Nein – es ist nicht die Kirnitzsch die praktisch direkt unter meinem Fenster entlang fließt. Es ist der Sturzregen, der angesagt war.
Na prima.
Ich spiele mit dem Gedanken, heute auszusetzen. Meine Problemschulter schmerzt mal wieder, außerdem kann ich die Etappe irgendwann später nachholen. Draußen geht gerade die Welt unter. Muss ich mir das antun?
Erstmal frühstücken. Auf dem Tisch steht die aktuelle Wetterprognose: Gegen Mittag soll es aufklaren, dafür dann Sturmböen und Gewitter.
Hm.
Ich beschließe, loszulaufen, sobald der Regen nachlässt. Jetzt bin ich einmal hier, jetzt will ich den Weg auch komplett gehen.
Und so schlimm regnet es ja gar nicht! Nicht so schlimm wie vor zwei Tagen. Oder??
Heute hab ich eine grandiose Idee: Telefon und Knipskamera werden in einem Ziploc-Beutel in der Hand getragen, um erneute Wasserschäden zu vermeiden. Die Idee war gut – nur die Kamera spielte nicht mit. Sie ist der Meinung, dass es ihr trotzdem zu feucht ist, und sie verweigert die Arbeit. Hmpf.
Ich laufe zum Campingplatz Ostrauer Mühle und beginne zügig mit dem Aufstieg in Richtung Schrammsteinaussicht – einer meiner Lieblingsstellen in der Sächsischen Schweiz. Wie erwartet geht es kräftig bergauf und der Schweiß fließt in Strömen. Selbst wenn es nicht regnen würde, wäre ich schon nass. Also: Alles gar nicht so schlimm.
Am Jägersteig bemerke ich zum ersten Mal, dass ein großer Rucksack auf senkrecht nach oben führenden Leitern eine echte Herausforderung sein kann. Meine Arme ziehen mich nach oben – das Gewicht nach unten. Ziemlich kraftraubend.

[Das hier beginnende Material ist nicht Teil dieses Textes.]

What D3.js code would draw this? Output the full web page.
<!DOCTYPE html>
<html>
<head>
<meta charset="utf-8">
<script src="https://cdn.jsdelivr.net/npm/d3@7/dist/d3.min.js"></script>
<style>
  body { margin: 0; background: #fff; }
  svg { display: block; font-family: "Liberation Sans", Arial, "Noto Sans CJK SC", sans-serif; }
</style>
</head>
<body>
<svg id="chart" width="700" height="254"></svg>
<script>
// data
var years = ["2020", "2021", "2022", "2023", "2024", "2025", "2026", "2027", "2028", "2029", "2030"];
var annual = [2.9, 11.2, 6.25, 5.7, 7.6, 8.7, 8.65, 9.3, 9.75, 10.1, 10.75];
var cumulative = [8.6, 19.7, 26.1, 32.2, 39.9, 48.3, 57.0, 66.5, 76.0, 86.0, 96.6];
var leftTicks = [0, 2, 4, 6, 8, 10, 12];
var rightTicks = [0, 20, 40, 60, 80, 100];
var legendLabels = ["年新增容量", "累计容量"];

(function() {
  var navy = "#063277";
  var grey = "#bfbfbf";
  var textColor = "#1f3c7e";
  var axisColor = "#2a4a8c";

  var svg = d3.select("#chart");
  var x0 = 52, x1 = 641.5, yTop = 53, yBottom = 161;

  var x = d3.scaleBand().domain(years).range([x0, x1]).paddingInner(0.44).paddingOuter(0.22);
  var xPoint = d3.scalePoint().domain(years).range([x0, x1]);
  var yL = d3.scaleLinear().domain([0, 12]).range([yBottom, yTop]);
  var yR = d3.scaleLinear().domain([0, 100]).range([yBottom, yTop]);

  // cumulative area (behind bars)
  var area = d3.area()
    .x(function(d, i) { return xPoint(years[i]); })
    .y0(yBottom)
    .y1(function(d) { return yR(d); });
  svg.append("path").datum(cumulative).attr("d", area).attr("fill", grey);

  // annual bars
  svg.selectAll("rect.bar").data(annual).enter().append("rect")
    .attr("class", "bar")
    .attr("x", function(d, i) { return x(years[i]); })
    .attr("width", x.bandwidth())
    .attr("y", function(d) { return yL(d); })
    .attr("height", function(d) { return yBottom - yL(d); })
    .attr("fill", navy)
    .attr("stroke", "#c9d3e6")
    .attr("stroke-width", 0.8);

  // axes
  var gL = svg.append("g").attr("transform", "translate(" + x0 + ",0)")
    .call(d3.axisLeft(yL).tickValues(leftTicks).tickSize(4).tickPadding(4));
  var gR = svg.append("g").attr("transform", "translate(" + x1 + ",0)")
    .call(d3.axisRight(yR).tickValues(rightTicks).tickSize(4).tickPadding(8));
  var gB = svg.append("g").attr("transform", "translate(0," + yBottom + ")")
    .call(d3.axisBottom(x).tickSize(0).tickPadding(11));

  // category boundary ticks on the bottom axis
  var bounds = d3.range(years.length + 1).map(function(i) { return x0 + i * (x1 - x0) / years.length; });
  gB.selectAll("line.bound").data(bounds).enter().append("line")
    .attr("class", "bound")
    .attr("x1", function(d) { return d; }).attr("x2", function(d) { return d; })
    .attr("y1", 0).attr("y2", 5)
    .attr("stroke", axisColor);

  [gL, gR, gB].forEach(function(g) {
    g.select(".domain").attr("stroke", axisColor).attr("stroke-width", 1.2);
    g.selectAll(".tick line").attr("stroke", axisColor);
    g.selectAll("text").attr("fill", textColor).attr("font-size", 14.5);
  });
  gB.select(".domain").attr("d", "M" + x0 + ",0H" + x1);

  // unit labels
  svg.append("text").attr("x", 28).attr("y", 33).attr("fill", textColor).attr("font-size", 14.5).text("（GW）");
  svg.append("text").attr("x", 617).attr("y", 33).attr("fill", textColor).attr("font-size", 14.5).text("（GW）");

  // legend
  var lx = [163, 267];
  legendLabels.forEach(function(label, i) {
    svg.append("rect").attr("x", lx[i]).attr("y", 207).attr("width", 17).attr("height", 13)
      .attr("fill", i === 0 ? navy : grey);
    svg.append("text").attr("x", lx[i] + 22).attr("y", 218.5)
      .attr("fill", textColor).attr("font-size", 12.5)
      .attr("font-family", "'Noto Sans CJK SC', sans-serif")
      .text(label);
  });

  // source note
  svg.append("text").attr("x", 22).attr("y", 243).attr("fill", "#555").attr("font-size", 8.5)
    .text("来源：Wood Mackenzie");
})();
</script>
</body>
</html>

Kurz vor der Schrammsteinaussicht treffe ich tatsächlich einmal andere Wanderer. Ich soll mich nicht davonblasen lassen dort oben, es sei ziemlich ungemütlich! Na, das klingt ja motivierend.

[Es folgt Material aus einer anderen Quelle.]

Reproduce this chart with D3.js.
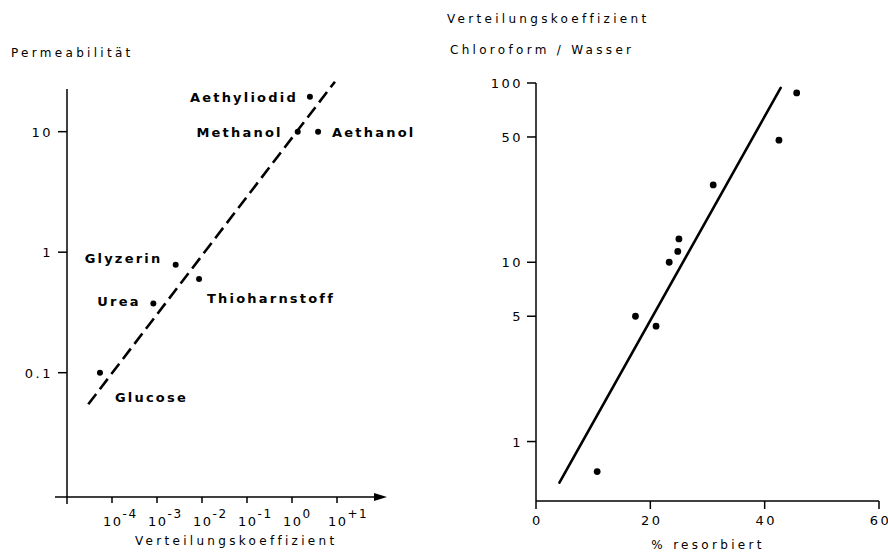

Ich liebe ja die Schrammsteinaussicht! Leider bin ich damit nicht allein, sodass man diesen wunderschönen Ort regelmäßig mit wahren Heerscharen von Menschen teilen muss. Doch wie schon vor zwei Tagen an der Bastei lautet das Wundermittel: Sauwetter. Keine Menschenseele ist dort oben. Zum langen Pausieren ist es mir trotzdem zu ungemütlich. Der Wind pfeift mir Tropfen ins Gesicht und lässt mich frösteln.
Also wieder nach unten.
Die Breite Kluft-Aussicht präsentiert sich heute in herrlichem Nebelgrau und verhüllt den sonst so beeindruckenden Ausblick. Dann eben nicht. Mir ist ohnehin nicht nach Verweilen. Das „Aufklaren gegen Mittag“ trifft nämlich nicht einmal annähernd ein – im Gegenteil. Schwere Tropfen fallen, laufen in den Nacken und durchweichen langsam aber sicher all meine Sachen. Ich gebe es auf, die Pfützen umlaufen zu wollen. Meine Schuhe vermelden erst bei Kilometer 9 einen Wassereinbruch – immerhin.

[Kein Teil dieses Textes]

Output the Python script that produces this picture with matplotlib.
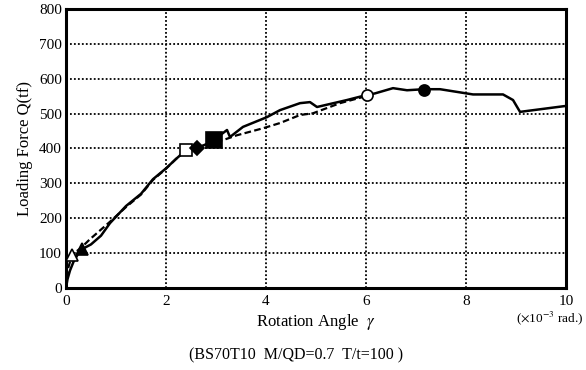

Der Weg führt immer durch den Wald, in dem das Vogelzwitschern heute wieder vom Dauerregen übertönt wird.
Der Rest der Etappe verläuft unspektakulär. Aussichten gibt es heute keine mehr und ich will nur noch ankommen. Das ist auch irgendwann geschafft. Da ich am Standard-Etappenort keine Unterkunft mehr gefunden habe, liegt mein persönliches Etappenziel bereits am Lichtenhainer Wasserfall – das kommt mir sehr gelegen. Hier gibt es sogar einen Trockenraum! Genau das, was ich brauche.
Morgen soll das Wetter wieder besser werden. Auch, wenn ich eine weitere Regenetappe überleben würde: Ich freue mich auf Sonnenschein.